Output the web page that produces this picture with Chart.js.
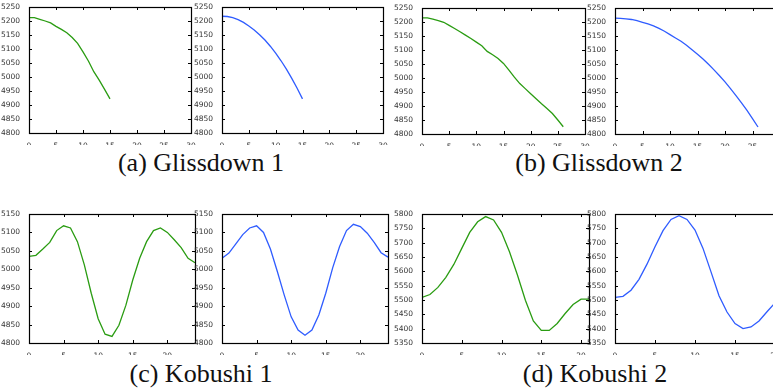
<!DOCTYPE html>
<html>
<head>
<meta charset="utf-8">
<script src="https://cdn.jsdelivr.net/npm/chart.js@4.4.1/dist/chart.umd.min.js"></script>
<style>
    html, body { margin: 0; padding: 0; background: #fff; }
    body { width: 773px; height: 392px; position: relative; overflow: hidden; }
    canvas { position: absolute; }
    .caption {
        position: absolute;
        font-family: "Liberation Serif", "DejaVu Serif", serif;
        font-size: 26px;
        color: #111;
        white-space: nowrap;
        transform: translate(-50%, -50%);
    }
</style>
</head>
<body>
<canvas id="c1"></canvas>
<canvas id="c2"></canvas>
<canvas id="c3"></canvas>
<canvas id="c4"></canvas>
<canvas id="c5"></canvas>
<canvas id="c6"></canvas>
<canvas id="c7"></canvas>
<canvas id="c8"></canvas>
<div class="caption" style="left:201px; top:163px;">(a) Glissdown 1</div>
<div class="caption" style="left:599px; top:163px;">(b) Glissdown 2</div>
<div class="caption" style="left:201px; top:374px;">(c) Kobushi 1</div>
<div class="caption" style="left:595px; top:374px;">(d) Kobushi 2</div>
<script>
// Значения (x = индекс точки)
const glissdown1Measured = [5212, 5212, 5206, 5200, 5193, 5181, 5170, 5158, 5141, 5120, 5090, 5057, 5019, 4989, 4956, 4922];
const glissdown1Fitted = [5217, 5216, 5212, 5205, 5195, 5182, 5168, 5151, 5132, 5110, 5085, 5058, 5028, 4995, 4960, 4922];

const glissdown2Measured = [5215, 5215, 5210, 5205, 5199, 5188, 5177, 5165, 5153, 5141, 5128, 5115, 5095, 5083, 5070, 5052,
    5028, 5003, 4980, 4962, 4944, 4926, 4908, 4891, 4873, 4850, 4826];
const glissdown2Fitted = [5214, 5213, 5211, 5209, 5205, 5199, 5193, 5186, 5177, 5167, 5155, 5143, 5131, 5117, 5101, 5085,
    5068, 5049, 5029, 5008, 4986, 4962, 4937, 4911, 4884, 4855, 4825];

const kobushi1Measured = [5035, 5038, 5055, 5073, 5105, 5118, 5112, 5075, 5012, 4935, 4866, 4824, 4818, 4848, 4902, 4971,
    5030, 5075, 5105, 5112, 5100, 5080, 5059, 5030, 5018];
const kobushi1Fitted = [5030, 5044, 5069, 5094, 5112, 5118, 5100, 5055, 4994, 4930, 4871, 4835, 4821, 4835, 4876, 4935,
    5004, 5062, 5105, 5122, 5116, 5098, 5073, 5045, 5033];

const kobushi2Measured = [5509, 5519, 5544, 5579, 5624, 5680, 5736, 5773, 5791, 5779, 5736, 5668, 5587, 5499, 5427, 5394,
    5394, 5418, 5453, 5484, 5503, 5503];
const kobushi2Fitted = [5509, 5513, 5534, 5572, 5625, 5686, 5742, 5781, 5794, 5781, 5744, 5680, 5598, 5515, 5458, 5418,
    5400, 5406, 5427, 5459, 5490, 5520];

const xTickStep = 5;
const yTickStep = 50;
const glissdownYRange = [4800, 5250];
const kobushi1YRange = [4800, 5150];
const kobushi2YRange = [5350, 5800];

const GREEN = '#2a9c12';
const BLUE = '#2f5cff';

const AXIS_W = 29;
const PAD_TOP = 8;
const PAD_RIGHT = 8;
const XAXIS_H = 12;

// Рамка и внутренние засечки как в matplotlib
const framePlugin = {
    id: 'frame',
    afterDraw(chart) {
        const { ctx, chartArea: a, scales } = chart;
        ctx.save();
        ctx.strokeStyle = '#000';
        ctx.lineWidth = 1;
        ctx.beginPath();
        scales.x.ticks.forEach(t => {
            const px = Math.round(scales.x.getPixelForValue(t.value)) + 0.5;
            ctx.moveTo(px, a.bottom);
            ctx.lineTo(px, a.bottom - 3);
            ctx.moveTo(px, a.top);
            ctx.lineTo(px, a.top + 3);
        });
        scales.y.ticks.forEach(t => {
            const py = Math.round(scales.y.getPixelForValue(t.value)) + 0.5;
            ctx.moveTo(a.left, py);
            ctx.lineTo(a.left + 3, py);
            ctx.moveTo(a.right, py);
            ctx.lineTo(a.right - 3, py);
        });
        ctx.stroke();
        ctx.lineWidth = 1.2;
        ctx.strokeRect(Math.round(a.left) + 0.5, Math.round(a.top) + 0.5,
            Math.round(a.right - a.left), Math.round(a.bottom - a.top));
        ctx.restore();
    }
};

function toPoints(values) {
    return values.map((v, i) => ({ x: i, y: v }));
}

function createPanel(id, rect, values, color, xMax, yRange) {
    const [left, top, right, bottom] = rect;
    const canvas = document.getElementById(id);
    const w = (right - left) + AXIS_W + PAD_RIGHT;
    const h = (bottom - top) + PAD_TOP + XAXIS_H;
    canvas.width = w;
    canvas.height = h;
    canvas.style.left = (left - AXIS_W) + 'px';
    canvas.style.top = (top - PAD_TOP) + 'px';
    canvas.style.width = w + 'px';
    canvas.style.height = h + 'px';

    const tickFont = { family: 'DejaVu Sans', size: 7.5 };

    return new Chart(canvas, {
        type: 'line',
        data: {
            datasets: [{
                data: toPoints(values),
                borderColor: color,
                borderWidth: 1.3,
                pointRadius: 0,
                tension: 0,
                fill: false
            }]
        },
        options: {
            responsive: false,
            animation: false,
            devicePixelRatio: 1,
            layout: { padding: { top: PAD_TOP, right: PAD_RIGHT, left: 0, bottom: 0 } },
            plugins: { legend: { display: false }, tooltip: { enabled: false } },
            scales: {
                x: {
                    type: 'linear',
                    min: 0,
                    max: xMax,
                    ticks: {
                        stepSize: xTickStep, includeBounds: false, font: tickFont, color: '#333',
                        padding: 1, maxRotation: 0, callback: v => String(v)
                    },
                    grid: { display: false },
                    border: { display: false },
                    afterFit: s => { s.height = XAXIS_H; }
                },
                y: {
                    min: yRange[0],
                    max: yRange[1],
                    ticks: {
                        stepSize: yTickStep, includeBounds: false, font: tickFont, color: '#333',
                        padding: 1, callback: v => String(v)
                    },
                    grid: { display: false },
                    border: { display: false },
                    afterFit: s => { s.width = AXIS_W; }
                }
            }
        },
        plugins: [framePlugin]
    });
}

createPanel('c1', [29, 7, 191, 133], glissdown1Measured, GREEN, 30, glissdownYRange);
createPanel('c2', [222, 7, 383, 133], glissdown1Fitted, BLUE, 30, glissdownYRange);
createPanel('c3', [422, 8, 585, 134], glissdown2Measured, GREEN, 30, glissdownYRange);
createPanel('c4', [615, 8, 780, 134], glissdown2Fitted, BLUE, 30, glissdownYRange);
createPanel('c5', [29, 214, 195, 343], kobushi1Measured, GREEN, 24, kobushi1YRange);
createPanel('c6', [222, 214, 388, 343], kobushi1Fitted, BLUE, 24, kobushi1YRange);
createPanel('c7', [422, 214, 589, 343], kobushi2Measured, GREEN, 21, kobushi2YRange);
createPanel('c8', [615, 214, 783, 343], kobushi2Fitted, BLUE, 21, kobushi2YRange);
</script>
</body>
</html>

* * *

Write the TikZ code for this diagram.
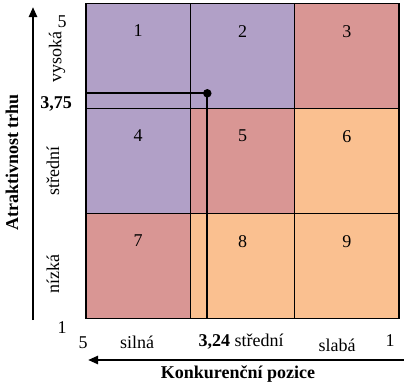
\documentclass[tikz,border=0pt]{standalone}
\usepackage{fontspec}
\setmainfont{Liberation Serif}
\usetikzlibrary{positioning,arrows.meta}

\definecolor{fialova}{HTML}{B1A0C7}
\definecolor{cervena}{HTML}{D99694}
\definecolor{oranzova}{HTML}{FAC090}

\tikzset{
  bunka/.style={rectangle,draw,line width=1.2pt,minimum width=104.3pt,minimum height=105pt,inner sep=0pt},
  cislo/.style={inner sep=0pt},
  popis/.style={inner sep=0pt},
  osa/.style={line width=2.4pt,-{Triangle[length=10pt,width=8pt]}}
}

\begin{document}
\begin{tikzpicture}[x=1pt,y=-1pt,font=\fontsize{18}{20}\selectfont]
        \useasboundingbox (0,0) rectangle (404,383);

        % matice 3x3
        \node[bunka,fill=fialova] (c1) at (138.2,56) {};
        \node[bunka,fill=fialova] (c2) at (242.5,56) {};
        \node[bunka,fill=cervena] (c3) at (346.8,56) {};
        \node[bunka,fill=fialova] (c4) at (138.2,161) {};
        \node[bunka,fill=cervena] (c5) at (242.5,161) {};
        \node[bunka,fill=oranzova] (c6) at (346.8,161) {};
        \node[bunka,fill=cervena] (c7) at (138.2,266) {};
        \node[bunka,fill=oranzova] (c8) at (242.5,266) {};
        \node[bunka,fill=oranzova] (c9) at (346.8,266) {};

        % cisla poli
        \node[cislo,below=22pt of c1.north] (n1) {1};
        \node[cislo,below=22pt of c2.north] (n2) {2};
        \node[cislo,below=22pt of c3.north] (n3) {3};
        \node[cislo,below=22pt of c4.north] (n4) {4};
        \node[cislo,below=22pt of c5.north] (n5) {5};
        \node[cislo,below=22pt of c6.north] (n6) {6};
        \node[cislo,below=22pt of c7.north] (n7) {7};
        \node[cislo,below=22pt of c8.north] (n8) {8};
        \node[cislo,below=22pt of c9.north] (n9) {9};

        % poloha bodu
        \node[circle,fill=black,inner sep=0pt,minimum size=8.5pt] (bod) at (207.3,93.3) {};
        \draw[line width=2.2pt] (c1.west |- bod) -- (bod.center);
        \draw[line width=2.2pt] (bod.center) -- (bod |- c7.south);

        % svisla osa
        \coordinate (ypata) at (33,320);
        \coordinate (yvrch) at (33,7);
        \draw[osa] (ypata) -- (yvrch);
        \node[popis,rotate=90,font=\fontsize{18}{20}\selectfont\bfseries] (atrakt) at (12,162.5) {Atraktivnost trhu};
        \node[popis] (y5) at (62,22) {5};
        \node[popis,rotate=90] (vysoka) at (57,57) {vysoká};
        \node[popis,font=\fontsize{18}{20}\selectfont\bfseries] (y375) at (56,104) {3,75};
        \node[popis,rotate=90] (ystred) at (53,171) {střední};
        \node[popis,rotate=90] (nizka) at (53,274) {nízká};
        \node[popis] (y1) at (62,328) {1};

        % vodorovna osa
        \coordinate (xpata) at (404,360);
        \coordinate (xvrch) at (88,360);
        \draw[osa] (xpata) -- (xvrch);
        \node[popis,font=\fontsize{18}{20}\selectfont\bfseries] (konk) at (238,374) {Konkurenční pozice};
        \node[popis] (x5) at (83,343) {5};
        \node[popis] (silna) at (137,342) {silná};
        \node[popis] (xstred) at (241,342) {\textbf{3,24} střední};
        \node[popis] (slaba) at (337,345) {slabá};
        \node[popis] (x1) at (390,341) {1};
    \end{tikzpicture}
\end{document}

• [Problem]
Find every line in the records above that holds the word "this", and copy each one.

• [Exercise response]
Output the web page that produces this picture with Chart.js.
Write the TikZ code for this diagram.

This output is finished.